With the nation’s herd reduced by drought and prices rising due to inflation, King Mohammed VI has asked the public to refrain from slaughtering sheep.
Morocco’s King Mohammed VI has urged people not to buy sheep to slaughter during this year’s Eid al-Adha festivities due to a huge decline in the country’s herd.
In a letter read on state-run Al Aoula television this week, the monarch said record inflation and climate change were to blame for soaring livestock prices and a shortage of sheep.
“Our commitment to enabling you to fulfil this religious rite under the best conditions is accompanied by the duty to consider the climatic and economic challenges facing our country, which have led to a significant decline in livestock numbers,” wrote King Mohammed VI — who is also the north African country’s highest religious authority.
“Performing (the sacrifice) in these difficult circumstances will cause real harm to large segments of our people, especially those with limited income,” he added.
Eid al-Adha, which takes place this year in June, is an annual “feast of sacrifice” in which the Muslim faithful slaughter livestock to honour the prophet Ibrahim.
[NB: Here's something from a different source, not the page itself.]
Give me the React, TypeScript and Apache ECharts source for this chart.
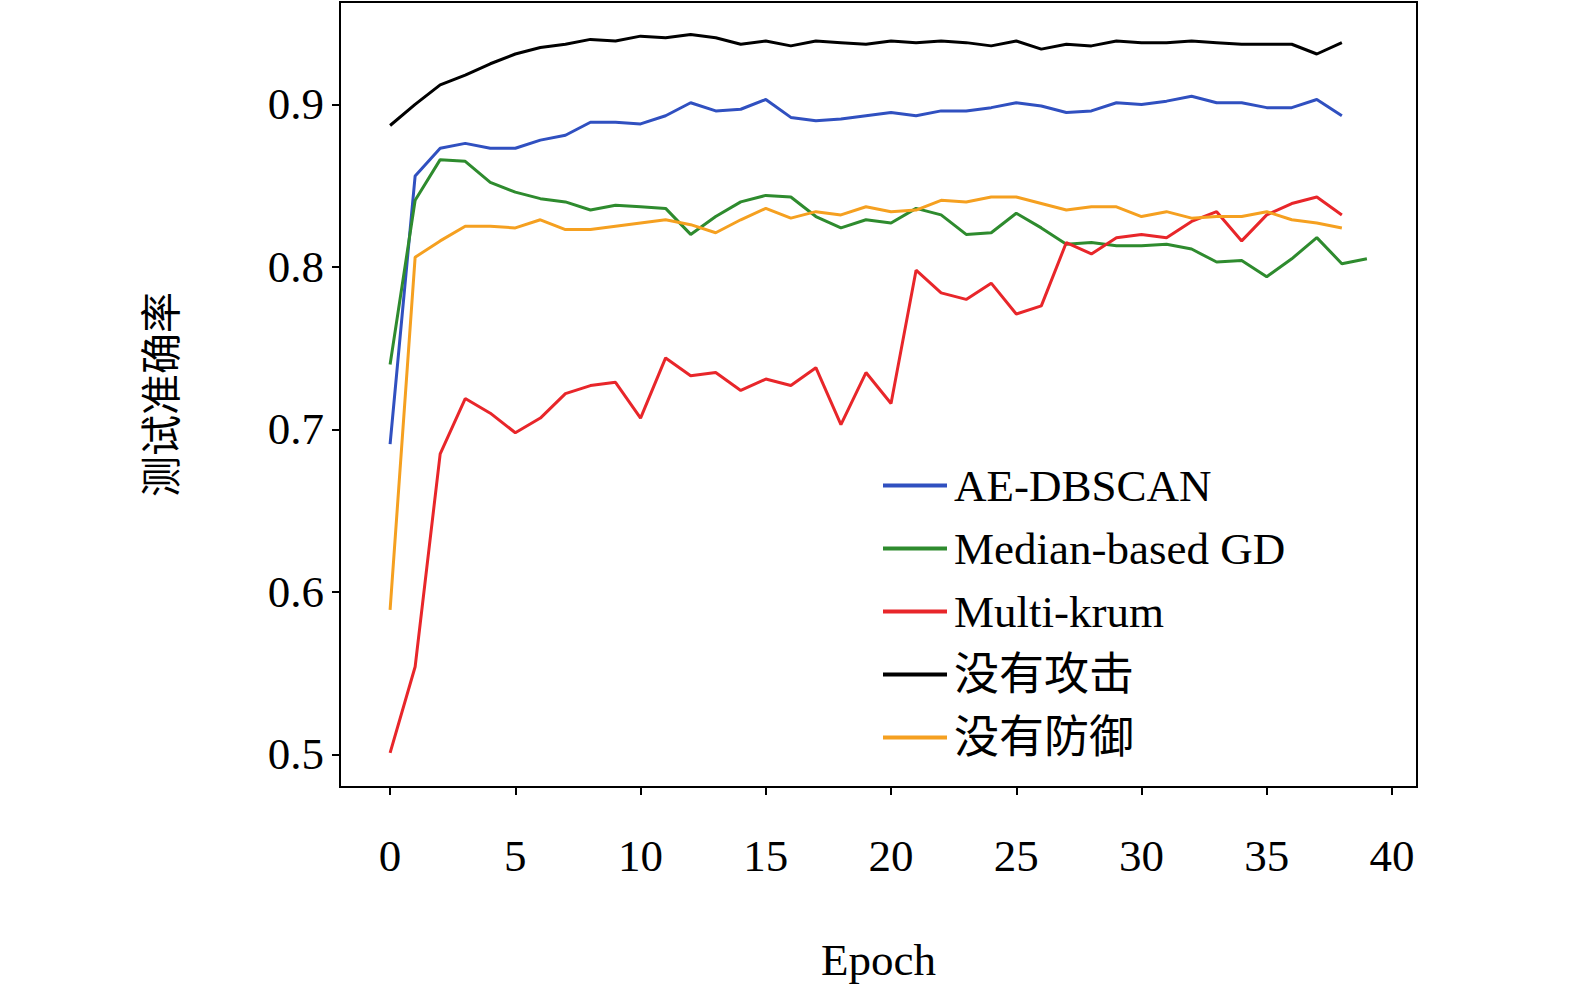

According to the Quran, Ibrahim — or Abraham, as he is known in other religions — prepared to sacrifice his son as an act of obedience to God, who intervened and replaced the child with a sheep.
It is a major holiday for millions of Muslims worldwide — from Morocco to Indonesia — with traditions so embedded that families often borrow money or take out loans in order to buy sheep.
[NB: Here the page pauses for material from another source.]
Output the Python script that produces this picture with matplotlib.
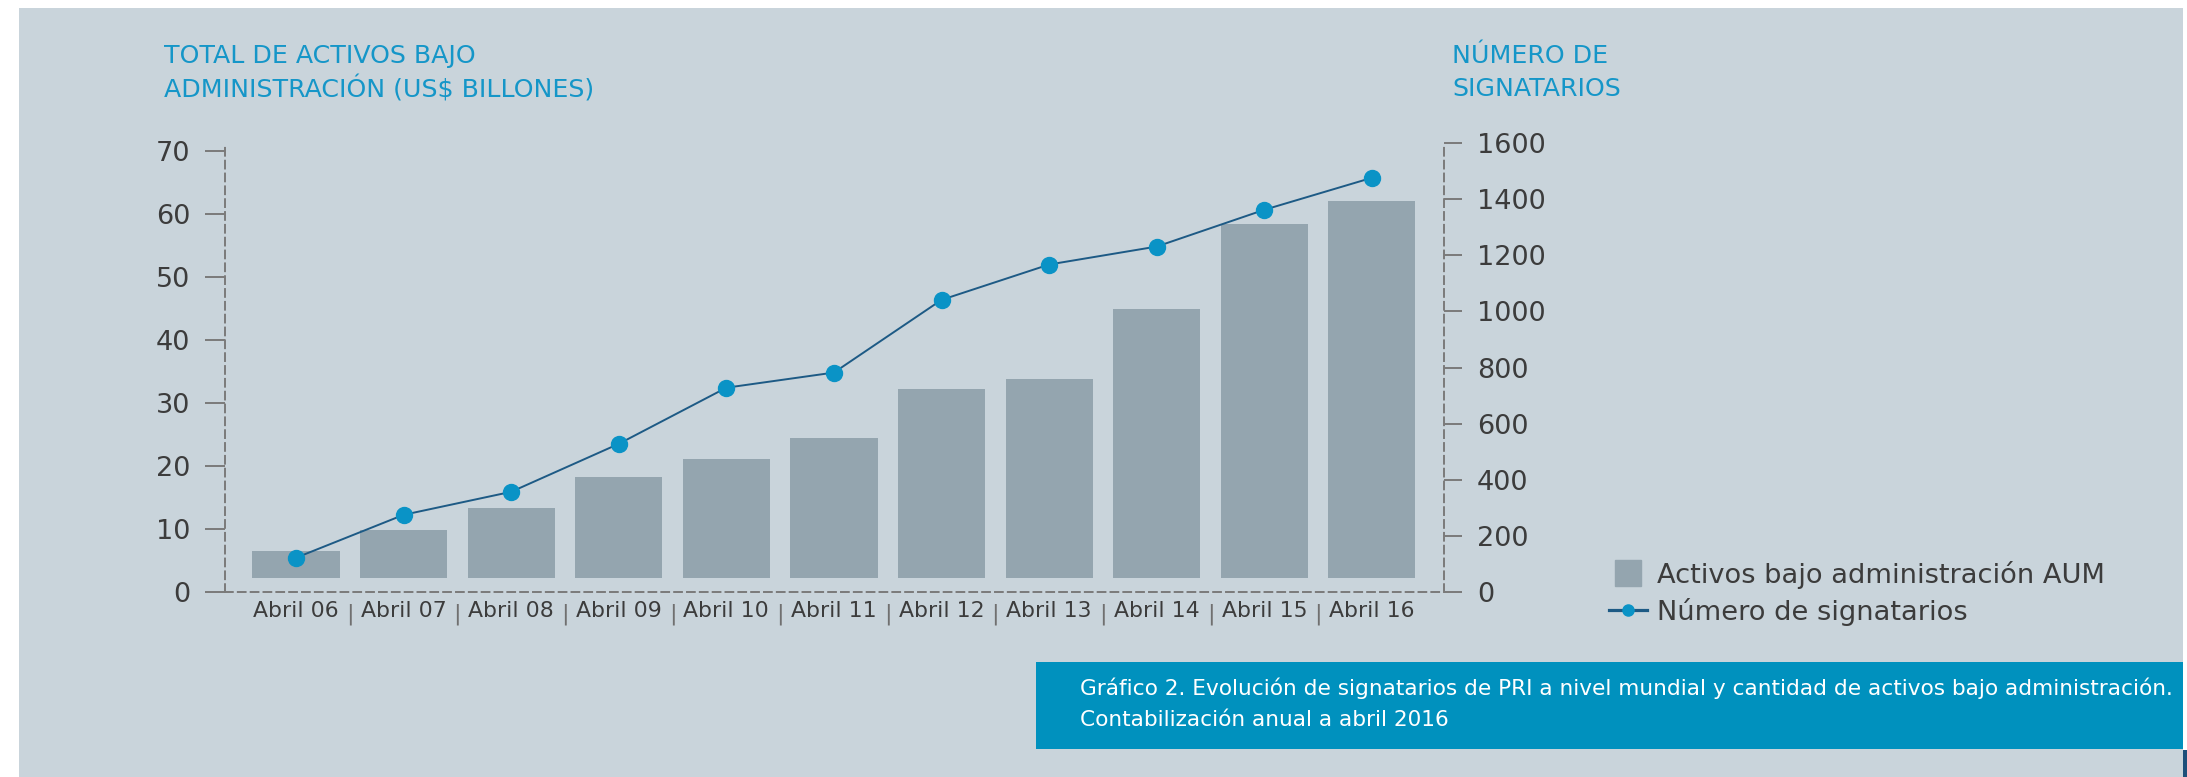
import numpy as np
import matplotlib
matplotlib.use("Agg")
import matplotlib.pyplot as plt
import matplotlib.transforms as mtransforms
from matplotlib.lines import Line2D
from matplotlib.patches import Rectangle

etiquetas = ["Abril 06", "Abril 07", "Abril 08", "Abril 09", "Abril 10", "Abril 11",
             "Abril 12", "Abril 13", "Abril 14", "Abril 15", "Abril 16"]
aum = [6.5, 9.8, 13.3, 18.2, 21.1, 24.4, 32.2, 33.8, 44.9, 58.4, 62.1]
signatarios = [122, 275, 357, 528, 728, 782, 1041, 1167, 1231, 1362, 1476]
ticks_aum = [0, 10, 20, 30, 40, 50, 60, 70]
ticks_sig = [0, 200, 400, 600, 800, 1000, 1200, 1400, 1600]

FONDO = "#c9d4db"
BARRA = "#94a5af"
LINEA = "#1d5a85"
PUNTO = "#0a93c6"
AZUL = "#1596c8"
CAJA = "#0091be"
TEXTO = "#3c3c3c"
GRIS = "#7a7a7a"

W, H = 2187, 777
fig = plt.figure(figsize=(W / 100, H / 100), dpi=100)
fig.patch.set_facecolor("white")
fig.add_artist(Rectangle((19 / W, 0), (2183 - 19) / W, (H - 8) / H,
                         transform=fig.transFigure, facecolor=FONDO, edgecolor="none", zorder=-10))

ax = fig.add_axes([225 / W, 1 - 592 / H, (1444 - 225) / W, (592 - 143) / H])
ax.patch.set_visible(False)
x = np.arange(len(etiquetas))

# barras flotando un poco sobre el eje
base = 2.3
ax.bar(x, np.array(aum) - base, bottom=base, width=0.81, color=BARRA, zorder=2)
ax.set_xlim(-0.66, 10.67)
ax.set_ylim(0, 70 * 449 / 441)

ax2 = ax.twinx()
ax2.plot(x, signatarios, color=LINEA, lw=1.4, marker="o", ms=11.5,
         mfc=PUNTO, mec=PUNTO, zorder=3)
ax2.set_ylim(0, 1600)

for s in ["top", "right"]:
    ax.spines[s].set_visible(False)
for s in ["top", "left", "bottom"]:
    ax2.spines[s].set_visible(False)
for sp in [ax.spines["left"], ax.spines["bottom"], ax2.spines["right"]]:
    sp.set_color(GRIS)
    sp.set_linewidth(1.4)
    sp.set_linestyle((0, (4, 2.6)))

ax.set_yticks(ticks_aum)
ax.tick_params(axis="y", direction="out", length=14.4, width=1.4, color=GRIS,
               pad=10.8, labelsize=19.5, labelcolor=TEXTO)
ax.set_xticks(x, etiquetas)
ax.tick_params(axis="x", length=0, pad=6.5, labelsize=15.8, labelcolor=TEXTO)
ax2.set_yticks(ticks_sig)
ax2.tick_params(axis="y", direction="out", length=13, width=1.4, color=GRIS,
                pad=10.8, labelsize=19.5, labelcolor=TEXTO)

trans = mtransforms.blended_transform_factory(ax.transData, ax.transAxes)
for i in range(len(etiquetas) - 1):
    ax.text(i + 0.5, -0.049, "|", transform=trans, ha="center", va="center",
            fontsize=16, color="#707070")

fig.text(164 / W, 1 - 56 / H, "TOTAL DE ACTIVOS BAJO", va="center", fontsize=18.2, color=AZUL)
fig.text(164 / W, 1 - 89 / H, "ADMINISTRACIÓN (US$ BILLONES)", va="center", fontsize=18.2, color=AZUL)
fig.text(1452 / W, 1 - 56 / H, "NÚMERO DE", va="center", fontsize=18.2, color=AZUL)
fig.text(1452 / W, 1 - 89 / H, "SIGNATARIOS", va="center", fontsize=18.2, color=AZUL)

handles = [Line2D([], [], ls="none", marker="s", ms=19.4, mfc=BARRA, mec=BARRA),
           Line2D([], [], color=LINEA, lw=2.3, marker="o", ms=8, mfc=PUNTO, mec=PUNTO)]
fig.legend(handles, ["Activos bajo administración AUM", "Número de signatarios"],
           loc="upper left", bbox_to_anchor=(1609 / W, 1 - 561 / H), frameon=False,
           borderpad=0, borderaxespad=0, handlelength=1.4, handletextpad=0.36,
           labelspacing=0.32, fontsize=19.6, labelcolor=TEXTO)

fig.add_artist(Rectangle((1036 / W, 1 - 748.7 / H), (2183 - 1036) / W, 86.7 / H,
                         transform=fig.transFigure, facecolor=CAJA, edgecolor="none"))
fig.add_artist(Rectangle((2183 / W, 0), 4 / W, 27 / H,
                         transform=fig.transFigure, facecolor="#1d4f7a", edgecolor="none"))
fig.text(1080 / W, 1 - 688 / H,
         "Gráfico 2. Evolución de signatarios de PRI a nivel mundial y cantidad de activos bajo administración.",
         va="center", fontsize=15.6, color="white")
fig.text(1080 / W, 1 - 720 / H, "Contabilización anual a abril 2016",
         va="center", fontsize=15.6, color="white")

fig.savefig("out.png", dpi=100, facecolor=fig.get_facecolor())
The cost of a sheep can often exceed monthly household earnings in Morocco, where the monthly minimum wage is about 3,000 Moroccan dirhams (€290).
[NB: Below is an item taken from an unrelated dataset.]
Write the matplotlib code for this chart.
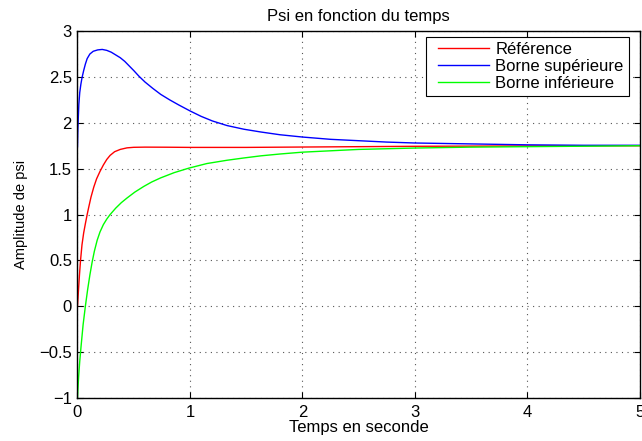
import matplotlib
matplotlib.use("Agg")
import matplotlib.pyplot as plt
from matplotlib.lines import Line2D
from matplotlib.legend_handler import HandlerLine2D

plt.rcParams['font.family'] = ['Liberation Sans', 'DejaVu Sans']

# Psi trajectories
t_ref = [0, 0.005, 0.01, 0.018, 0.027, 0.04, 0.055, 0.07, 0.086, 0.1, 0.12, 0.145,
         0.17, 0.2, 0.23, 0.26, 0.29, 0.33, 0.38, 0.44, 0.5, 0.6, 0.8, 1.0, 1.5,
         2.0, 2.5, 3.0, 3.5, 4.0, 4.5, 5.0]
psi_ref = [0, 0.1, 0.2, 0.35, 0.5, 0.67, 0.8, 0.9, 1.0, 1.08, 1.19, 1.3,
           1.39, 1.47, 1.54, 1.6, 1.645, 1.685, 1.71, 1.727, 1.733, 1.735, 1.734, 1.732, 1.732,
           1.736, 1.74, 1.744, 1.746, 1.748, 1.75, 1.75]

t_sup = [0, 0.003, 0.007, 0.012, 0.02, 0.03, 0.04, 0.055, 0.07, 0.086, 0.11, 0.14,
         0.18, 0.22, 0.26, 0.3, 0.34, 0.38, 0.42, 0.46, 0.5, 0.545, 0.6, 0.67, 0.74,
         0.82, 0.9, 1.0, 1.1, 1.2, 1.33, 1.48, 1.63, 1.8, 2.0, 2.25, 2.5, 2.75,
         3.0, 3.5, 4.0, 4.5, 5.0]
psi_sup = [1.74, 1.91, 2.05, 2.2, 2.33, 2.42, 2.49, 2.57, 2.64, 2.7, 2.75, 2.78,
           2.795, 2.80, 2.79, 2.77, 2.74, 2.71, 2.67, 2.62, 2.57, 2.51, 2.445, 2.375, 2.31,
           2.25, 2.195, 2.13, 2.07, 2.02, 1.97, 1.93, 1.9, 1.87, 1.845, 1.82, 1.805, 1.79,
           1.78, 1.77, 1.76, 1.755, 1.755]

t_inf = [0, 0.005, 0.01, 0.02, 0.033, 0.05, 0.07, 0.09, 0.11, 0.13, 0.15, 0.175,
         0.2, 0.23, 0.26, 0.29, 0.34, 0.39, 0.44, 0.51, 0.59, 0.66, 0.74, 0.86, 0.99,
         1.15, 1.33, 1.48, 1.63, 1.8, 2.0, 2.25, 2.5, 3.0, 3.5, 4.0, 4.5, 5.0]
psi_inf = [-1, -0.88, -0.77, -0.6, -0.42, -0.2, 0, 0.18, 0.34, 0.48, 0.6, 0.72,
           0.81, 0.89, 0.95, 1.0, 1.07, 1.13, 1.18, 1.245, 1.307, 1.355, 1.40, 1.457, 1.506,
           1.556, 1.592, 1.617, 1.64, 1.66, 1.68, 1.695, 1.71, 1.725, 1.735, 1.74, 1.745, 1.75]

xticks = [0, 1, 2, 3, 4, 5]
yticks = [-1, -0.5, 0, 0.5, 1, 1.5, 2, 2.5, 3]
ytick_labels = ['\u22121', '\u22120.5', '0', '0.5', '1', '1.5', '2', '2.5', '3']

fig = plt.figure(figsize=(6.42, 4.41), dpi=100)
ax = fig.add_axes([0.1207, 0.0975, 0.876, 0.832])

ax.plot(t_ref, psi_ref, color='#ff0000', lw=1, label='Référence')
ax.plot(t_sup, psi_sup, color='#0000ff', lw=1, label='Borne supérieure')
ax.plot(t_inf, psi_inf, color='#00ff00', lw=1, label='Borne inférieure')

ax.set_xlim(0, 5)
ax.set_ylim(-1, 3)
ax.set_xticks(xticks)
ax.set_yticks(yticks)
ax.set_yticklabels(ytick_labels)
ax.tick_params(direction='in', top=True, right=True, labelsize=12, length=4, pad=4)
ax.tick_params(axis='x', pad=5)
ax.grid(True, linestyle=(0, (1, 4)), color='#555555', linewidth=0.8)
for s in ax.spines.values():
    s.set_linewidth(1)

ax.set_title('Psi en fonction du temps', fontsize=12, pad=7)
ax.set_xlabel('Temps en seconde', fontsize=12, labelpad=0)
ax.set_ylabel('Amplitude de psi', fontsize=10.5, labelpad=8)

# legend lines get some space before them, like a MATLAB legend
leg = ax.legend(loc='upper right', bbox_to_anchor=(0.98, 0.984), fontsize=12,
                fancybox=False, framealpha=1, edgecolor='black',
                handlelength=3.5, handletextpad=0.36, borderpad=0.3,
                labelspacing=0.12, borderaxespad=0,
                handler_map={Line2D: HandlerLine2D(xpad=0.4)})
leg.get_frame().set_linewidth(0.8)

plt.savefig('out.png', dpi=100)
The prices have become so exorbitant that 55% of families surveyed by the NGO Moroccan Center for Citizenship last year said they struggled to cover the costs of purchasing sheep and the utensils needed to prepare them.
The price spikes are driven by increasingly sparse pastures, which offer less grazing room and raise the costs of feed for herders and farmers.
Morocco’s agricultural minister said earlier this month that rainfall this season was currently 53% below the last 30 years’ annual average, and that sheep and cattle herds had shrunk 38% since 2016, when the country last conducted a livestock census.
The country has in recent years subsidised and imported livestock, including from Romania, Spain and Australia, from which it plans to import 100,000 sheep this year.
In a bid to keep prices steady, Morocco this year removed import duties and VAT on livestock and red meat.
It marks the first time in nearly three decades that the Mediterranean country has asked citizens to forgo holiday feasting at Eid al-Adha.
Although Morocco has transformed from a largely agrarian nation to a mixed economy whose cities have some of the Middle East and Africa’s most modern infrastructure, food prices remain a struggle for many people.